A father and son were told to find another place to stay after more than 30 cats were taken from the home.
"In my 31 years of law enforcement, this is probably the worst living conditions that I have ever seen," Chief Paul Poirier said.
Poirier said investigators were tipped off about possible animal cruelty at the home on Hartshorn Road. After securing a search warrant, police officers, fire fighters and a health inspector entered the home.
"There's mold everywhere. The ceiling is falling down. There's feces and urine throughout the home," Poirier said. "You can smell it from out here as soon as you open the door."
The health inspector deemed the structure uninhabitable. Police said the homeowner's wife used to breed cats.

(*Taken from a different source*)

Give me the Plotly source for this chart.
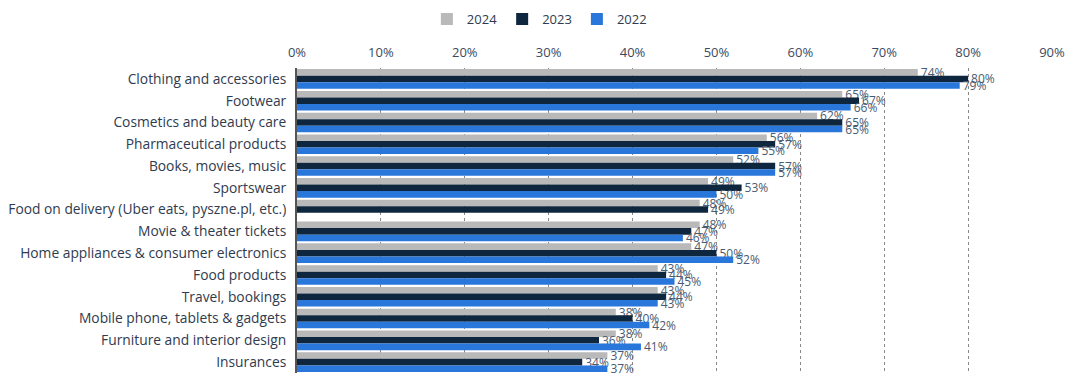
import plotly.graph_objects as go

categories = [
    "Clothing and accessories",
    "Footwear",
    "Cosmetics and beauty care",
    "Pharmaceutical products",
    "Books, movies, music",
    "Sportswear",
    "Food on delivery (Uber eats, pyszne.pl, etc.)",
    "Movie & theater tickets",
    "Home appliances & consumer electronics",
    "Food products",
    "Travel, bookings",
    "Mobile phone, tablets & gadgets",
    "Furniture and interior design",
    "Insurances",
]
values_2024 = [74, 65, 62, 56, 52, 49, 48, 48, 47, 43, 43, 38, 38, 37]
values_2023 = [80, 67, 65, 57, 57, 53, 49, 47, 50, 44, 44, 40, 36, 34]
values_2022 = [79, 66, 65, 55, 57, 50, None, 46, 52, 45, 43, 42, 41, 37]
tick_vals = [0, 10, 20, 30, 40, 50, 60, 70, 80, 90]
tick_text = ["0%", "10%", "20%", "30%", "40%", "50%", "60%", "70%", "80%", "90%"]

series = [
    ("2024", values_2024, "#b9b9b9"),
    ("2023", values_2023, "#0f263f"),
    ("2022", values_2022, "#2a77dc"),
]

fig = go.Figure()
for name, vals, color in series:
    fig.add_trace(go.Bar(
        y=categories, x=vals, name=name, orientation="h",
        marker=dict(color=color, line=dict(width=0)),
        text=[f"{v}%" if v is not None else "" for v in vals],
        textposition="outside",
        constraintext="none",
        textfont=dict(size=12, color="#4a5a70", family="Open Sans"),
        cliponaxis=False,
    ))

fig.update_layout(
    width=1080, height=386,
    barmode="group", bargap=0.1, bargroupgap=0,
    paper_bgcolor="white", plot_bgcolor="white",
    font=dict(family="Open Sans", size=13, color="#2f3b4e"),
    margin=dict(l=289, r=36, t=60, b=21),
    legend=dict(orientation="h", x=0.492, xanchor="center", xref="container",
                y=1 - 11 / 386, yanchor="middle", yref="container",
                font=dict(size=13, color="#2f3b4e"),
                itemwidth=30, traceorder="normal"),
    showlegend=True,
)
fig.update_xaxes(
    side="top", range=[0, 90], tickvals=tick_vals, ticktext=tick_text,
    showgrid=True, gridcolor="#888888", griddash="dot", gridwidth=1,
    zeroline=False, showline=False, ticks="", automargin=False,
    ticklabelstandoff=7,
    tickfont=dict(size=13, color="#3c4a60"),
)
fig.update_yaxes(
    autorange="reversed", showline=True, linecolor="#555555", linewidth=2,
    ticks="", automargin=False, ticklabelstandoff=6,
    tickfont=dict(size=13.8, color="#2f3b4e"),
)

fig.write_html("out.html")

"She no longer resides here," Poirier said. "They used to have litters of cats. This is our first complaint, though, that we've received."
Authorities said the cats were found all over the home, from the basement to the attic. Some were hiding in the eaves. Many of them were loose, but others were in cages.

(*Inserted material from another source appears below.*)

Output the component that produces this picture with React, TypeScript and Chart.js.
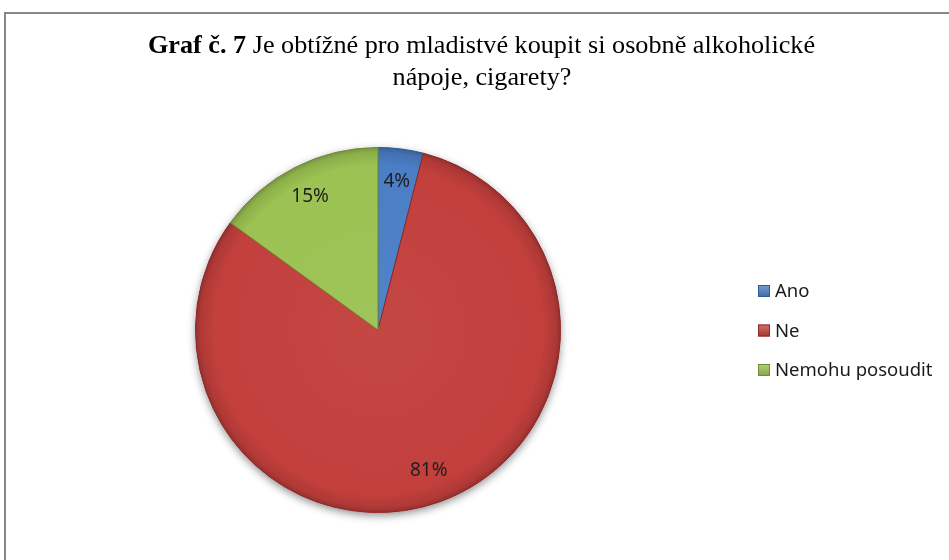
import { useEffect, useRef } from "react";
import { Chart, registerables } from "chart.js";

Chart.register(...registerables);

const categories = ["Ano", "Ne", "Nemohu posoudit"];
const values = [4, 81, 15];
const valueLabels = ["4%", "81%", "15%"];
const colors = ["#4A7EC6", "#C23F3C", "#9BC252"];
const edgeColors = ["#2F5C96", "#8E2A28", "#6F8F36"];
const titleBold = "Graf č. 7";
const titleRest = " Je obtížné pro mladistvé koupit si osobně alkoholické";
const titleLine2 = "nápoje, cigarety?";

function shade(hex: string, amt: number): string {
  const n = parseInt(hex.slice(1), 16);
  const r = (n >> 16) & 255, g = (n >> 8) & 255, b = n & 255;
  const f = (c: number) => {
    const v = amt >= 0 ? c + (255 - c) * amt : c * (1 + amt);
    return Math.max(0, Math.min(255, Math.round(v)));
  };
  return `rgb(${f(r)},${f(g)},${f(b)})`;
}

const framePlugin = {
  id: "frame",
  beforeDraw(chart: any) {
    const ctx = chart.ctx;
    ctx.save();
    ctx.fillStyle = "#ffffff";
    ctx.fillRect(0, 0, chart.width, chart.height);
    ctx.strokeStyle = "#878787";
    ctx.lineWidth = 2;
    ctx.strokeRect(5, 13, chart.width + 20, chart.height + 20);
    ctx.restore();
  },
};

const titlePlugin = {
  id: "mixedTitle",
  afterDraw(chart: any) {
    const ctx = chart.ctx;
    ctx.save();
    ctx.fillStyle = "#000000";
    ctx.textBaseline = "alphabetic";
    ctx.textAlign = "left";
    const boldFont = "bold 26px 'Liberation Serif'";
    const normFont = "26px 'Liberation Serif'";
    ctx.font = boldFont;
    const wb = ctx.measureText(titleBold).width;
    ctx.font = normFont;
    const wr = ctx.measureText(titleRest).width;
    const w2 = ctx.measureText(titleLine2).width;
    const target = 667;
    const sx = target / (wb + wr);
    ctx.save();
    ctx.translate(481.5 - target / 2, 53);
    ctx.scale(sx, 1);
    ctx.font = boldFont;
    ctx.fillText(titleBold, 0, 0);
    ctx.font = normFont;
    ctx.fillText(titleRest, wb, 0);
    ctx.restore();
    ctx.save();
    ctx.translate(482 - (w2 * sx) / 2, 85);
    ctx.scale(sx, 1);
    ctx.font = normFont;
    ctx.fillText(titleLine2, 0, 0);
    ctx.restore();
    ctx.restore();
  },
};

const shadowPlugin = {
  id: "pieShadow",
  beforeDatasetsDraw(chart: any) {
    const arc = chart.getDatasetMeta(0).data[0];
    if (!arc) return;
    const { x, y, outerRadius } = arc.getProps(["x", "y", "outerRadius"], true);
    const ctx = chart.ctx;
    ctx.save();
    ctx.shadowColor = "rgba(0,0,0,0.45)";
    ctx.shadowBlur = 8;
    ctx.shadowOffsetY = 3;
    ctx.beginPath();
    ctx.arc(x, y, outerRadius, 0, Math.PI * 2);
    ctx.fillStyle = "#9a3230";
    ctx.fill();
    ctx.restore();
  },
};

const labelPlugin = {
  id: "sliceLabels",
  afterDatasetsDraw(chart: any) {
    const ctx = chart.ctx;
    const meta = chart.getDatasetMeta(0);
    ctx.save();
    ctx.font = "19px 'Noto Sans'";
    ctx.fillStyle = "#1F1F1F";
    ctx.textAlign = "center";
    ctx.textBaseline = "middle";
    meta.data.forEach((arc: any, i: number) => {
      const { x, y, startAngle, endAngle, outerRadius } = arc.getProps(
        ["x", "y", "startAngle", "endAngle", "outerRadius"],
        true
      );
      const mid = (startAngle + endAngle) / 2;
      const r = outerRadius * 0.82;
      ctx.fillText(valueLabels[i], x + Math.cos(mid) * r, y + Math.sin(mid) * r);
    });
    ctx.restore();
  },
};

const legendPlugin = {
  id: "sideLegend",
  afterDraw(chart: any) {
    const ctx = chart.ctx;
    const labels = chart.data.labels as string[];
    const bx = 758;
    const tx = 775;
    const baseY = 297;
    const step = 39.5;
    ctx.save();
    ctx.font = "18.5px 'Noto Sans'";
    ctx.textAlign = "left";
    ctx.textBaseline = "alphabetic";
    labels.forEach((lab, i) => {
      const by = baseY + i * step;
      const g = ctx.createLinearGradient(0, by - 12, 0, by);
      g.addColorStop(0, shade(colors[i], 0.25));
      g.addColorStop(1, shade(colors[i], -0.15));
      ctx.fillStyle = g;
      ctx.fillRect(bx, by - 12, 12, 12);
      ctx.strokeStyle = edgeColors[i];
      ctx.lineWidth = 1;
      ctx.strokeRect(bx + 0.5, by - 11.5, 11, 11);
      ctx.fillStyle = "#1a1a1a";
      ctx.fillText(lab, tx, by);
    });
    ctx.restore();
  },
};

export default function App() {
  const ref = useRef<HTMLCanvasElement | null>(null);
  useEffect(() => {
    document.body.style.margin = "0";
    const canvas = ref.current;
    if (!canvas) return;
    const chart = new Chart(canvas, {
      type: "pie",
      data: {
        labels: categories,
        datasets: [
          {
            data: values,
            backgroundColor: (c: any) => {
              const i = c.dataIndex;
              const area = c.chart.chartArea;
              if (!area) return colors[i];
              const cx = (area.left + area.right) / 2;
              const cy = (area.top + area.bottom) / 2;
              const R = Math.min(area.width, area.height) / 2;
              const g = c.chart.ctx.createRadialGradient(cx, cy, 0, cx, cy, R);
              g.addColorStop(0, shade(colors[i], 0.04));
              g.addColorStop(0.9, colors[i]);
              g.addColorStop(0.97, shade(colors[i], -0.1));
              g.addColorStop(1, shade(colors[i], -0.25));
              return g;
            },
            borderColor: edgeColors,
            borderWidth: 1,
          },
        ],
      },
      options: {
        animation: false,
        responsive: false,
        devicePixelRatio: 1,
        rotation: 0,
        layout: { padding: { left: 195, top: 147, right: 388, bottom: 47 } },
        plugins: {
          legend: { display: false },
          title: { display: false },
          tooltip: { enabled: false },
        },
      },
      plugins: [framePlugin, shadowPlugin, labelPlugin, legendPlugin, titlePlugin],
    });
    return () => chart.destroy();
  }, []);
  return (
    <div style={{ width: 949, height: 560 }}>
      <canvas ref={ref} width={949} height={560} />
    </div>
  );
}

"They were in crates, three in a crate, four in a crate, and that's not regular standard for care of a cat," said Tona McCarthy, cruelty investigator for the Society of the Prevention of Cruelty to Animals.

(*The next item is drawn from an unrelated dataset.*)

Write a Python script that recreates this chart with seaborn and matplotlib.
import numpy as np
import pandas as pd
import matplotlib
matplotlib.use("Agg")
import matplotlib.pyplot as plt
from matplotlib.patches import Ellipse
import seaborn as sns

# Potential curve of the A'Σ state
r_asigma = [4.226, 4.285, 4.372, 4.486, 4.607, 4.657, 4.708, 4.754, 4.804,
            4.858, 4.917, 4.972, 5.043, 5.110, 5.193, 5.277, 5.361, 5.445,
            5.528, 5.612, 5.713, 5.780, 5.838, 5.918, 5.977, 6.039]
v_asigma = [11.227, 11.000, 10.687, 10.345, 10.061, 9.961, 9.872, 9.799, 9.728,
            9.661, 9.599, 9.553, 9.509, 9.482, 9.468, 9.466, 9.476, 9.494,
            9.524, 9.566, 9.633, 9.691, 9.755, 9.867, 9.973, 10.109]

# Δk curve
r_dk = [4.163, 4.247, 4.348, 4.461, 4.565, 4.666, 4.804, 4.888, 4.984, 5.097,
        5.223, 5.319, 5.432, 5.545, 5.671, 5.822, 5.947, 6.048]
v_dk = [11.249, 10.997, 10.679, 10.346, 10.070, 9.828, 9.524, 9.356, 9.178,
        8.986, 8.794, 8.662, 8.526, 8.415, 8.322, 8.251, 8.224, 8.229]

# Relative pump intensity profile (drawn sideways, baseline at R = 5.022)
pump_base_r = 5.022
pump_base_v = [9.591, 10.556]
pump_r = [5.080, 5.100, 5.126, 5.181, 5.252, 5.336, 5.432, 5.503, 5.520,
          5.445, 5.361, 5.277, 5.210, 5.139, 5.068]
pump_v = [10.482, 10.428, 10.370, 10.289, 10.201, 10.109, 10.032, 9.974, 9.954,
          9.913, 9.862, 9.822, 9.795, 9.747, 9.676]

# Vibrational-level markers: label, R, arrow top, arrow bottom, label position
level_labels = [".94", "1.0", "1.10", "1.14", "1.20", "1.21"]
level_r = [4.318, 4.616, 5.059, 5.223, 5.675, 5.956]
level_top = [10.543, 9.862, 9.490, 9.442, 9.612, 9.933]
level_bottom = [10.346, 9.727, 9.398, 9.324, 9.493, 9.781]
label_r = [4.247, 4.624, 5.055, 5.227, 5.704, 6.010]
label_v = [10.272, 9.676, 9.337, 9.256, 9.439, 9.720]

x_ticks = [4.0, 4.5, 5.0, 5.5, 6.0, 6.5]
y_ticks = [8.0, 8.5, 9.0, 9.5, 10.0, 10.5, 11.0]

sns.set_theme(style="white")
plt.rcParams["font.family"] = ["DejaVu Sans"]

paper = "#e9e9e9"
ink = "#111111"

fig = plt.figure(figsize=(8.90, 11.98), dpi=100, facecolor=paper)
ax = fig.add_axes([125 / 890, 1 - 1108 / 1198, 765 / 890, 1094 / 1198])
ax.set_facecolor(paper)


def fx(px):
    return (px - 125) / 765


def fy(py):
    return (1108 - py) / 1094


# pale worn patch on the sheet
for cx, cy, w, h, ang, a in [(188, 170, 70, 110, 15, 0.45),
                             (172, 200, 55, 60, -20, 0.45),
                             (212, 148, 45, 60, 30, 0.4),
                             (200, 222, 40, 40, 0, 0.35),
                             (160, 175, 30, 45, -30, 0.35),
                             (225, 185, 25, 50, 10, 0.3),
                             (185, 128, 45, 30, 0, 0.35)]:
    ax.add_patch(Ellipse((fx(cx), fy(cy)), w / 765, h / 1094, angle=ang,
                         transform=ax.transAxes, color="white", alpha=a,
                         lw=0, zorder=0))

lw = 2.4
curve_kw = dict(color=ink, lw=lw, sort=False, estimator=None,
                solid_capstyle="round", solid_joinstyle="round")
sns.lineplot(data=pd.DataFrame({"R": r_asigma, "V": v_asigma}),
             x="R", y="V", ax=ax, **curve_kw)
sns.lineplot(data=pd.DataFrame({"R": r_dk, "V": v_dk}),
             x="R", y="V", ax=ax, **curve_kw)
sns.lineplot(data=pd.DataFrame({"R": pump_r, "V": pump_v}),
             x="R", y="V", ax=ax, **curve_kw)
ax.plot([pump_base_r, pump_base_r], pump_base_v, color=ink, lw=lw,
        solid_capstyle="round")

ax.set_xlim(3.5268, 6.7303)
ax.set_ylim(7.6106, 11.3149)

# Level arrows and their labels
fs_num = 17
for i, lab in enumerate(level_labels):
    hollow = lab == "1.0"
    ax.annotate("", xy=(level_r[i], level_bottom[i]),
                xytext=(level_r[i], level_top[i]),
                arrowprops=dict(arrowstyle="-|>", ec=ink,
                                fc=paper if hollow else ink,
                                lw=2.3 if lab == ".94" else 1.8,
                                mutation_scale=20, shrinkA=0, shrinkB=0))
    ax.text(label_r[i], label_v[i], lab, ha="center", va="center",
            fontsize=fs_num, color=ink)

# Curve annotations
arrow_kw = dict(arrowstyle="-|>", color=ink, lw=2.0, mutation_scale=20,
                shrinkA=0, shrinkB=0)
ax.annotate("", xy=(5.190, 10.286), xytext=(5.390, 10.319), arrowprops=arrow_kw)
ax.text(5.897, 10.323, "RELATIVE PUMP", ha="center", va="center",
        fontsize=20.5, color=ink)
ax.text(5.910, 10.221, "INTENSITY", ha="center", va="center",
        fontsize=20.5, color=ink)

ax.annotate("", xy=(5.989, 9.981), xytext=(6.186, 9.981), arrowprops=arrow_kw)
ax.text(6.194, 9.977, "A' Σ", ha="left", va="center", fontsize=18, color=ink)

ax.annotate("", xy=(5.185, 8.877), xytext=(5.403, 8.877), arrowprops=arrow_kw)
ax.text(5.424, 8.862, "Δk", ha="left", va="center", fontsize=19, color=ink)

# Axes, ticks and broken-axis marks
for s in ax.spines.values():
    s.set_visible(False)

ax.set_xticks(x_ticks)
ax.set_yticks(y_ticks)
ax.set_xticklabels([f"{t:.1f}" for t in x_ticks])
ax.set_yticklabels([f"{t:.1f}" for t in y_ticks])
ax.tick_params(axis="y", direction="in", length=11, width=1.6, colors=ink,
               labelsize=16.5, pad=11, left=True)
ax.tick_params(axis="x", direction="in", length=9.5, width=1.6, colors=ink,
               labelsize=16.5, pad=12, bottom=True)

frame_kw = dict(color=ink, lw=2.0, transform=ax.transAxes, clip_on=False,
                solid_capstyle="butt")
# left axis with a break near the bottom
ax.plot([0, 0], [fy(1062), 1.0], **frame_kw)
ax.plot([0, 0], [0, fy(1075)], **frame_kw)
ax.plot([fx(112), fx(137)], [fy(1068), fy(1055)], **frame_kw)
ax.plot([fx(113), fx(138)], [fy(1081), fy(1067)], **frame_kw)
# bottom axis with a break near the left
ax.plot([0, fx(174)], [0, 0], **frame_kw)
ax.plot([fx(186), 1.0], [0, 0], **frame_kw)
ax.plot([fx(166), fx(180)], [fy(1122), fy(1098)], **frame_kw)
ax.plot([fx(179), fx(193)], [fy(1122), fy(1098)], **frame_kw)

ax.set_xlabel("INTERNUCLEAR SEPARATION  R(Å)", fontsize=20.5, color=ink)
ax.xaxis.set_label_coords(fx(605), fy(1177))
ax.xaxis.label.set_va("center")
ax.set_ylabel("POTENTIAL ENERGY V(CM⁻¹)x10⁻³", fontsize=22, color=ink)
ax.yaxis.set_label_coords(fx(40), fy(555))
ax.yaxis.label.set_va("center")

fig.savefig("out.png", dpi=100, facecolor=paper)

Some cats had long hair, which was severely matted with feces inside the mats. Out of the 34 cats, only one was neutered and one of the cats is pregnant.
The cat breeds included Himalayan and Persian.
Investigators said they believe the cats could have respiratory issues from poor living conditions, but they're mostly in good spirits and are expected to make full recoveries.
"I think they just let it get out of control, and sometimes it's by accident," McCarthy said. "It's not always on purpose."
Police said charges are likely, but it's unclear if both the father and son would face charges.
The cats are being taken to the Pope Memorial SPCA of Concord-Merrimack County to be cared for until they can go up for adoption.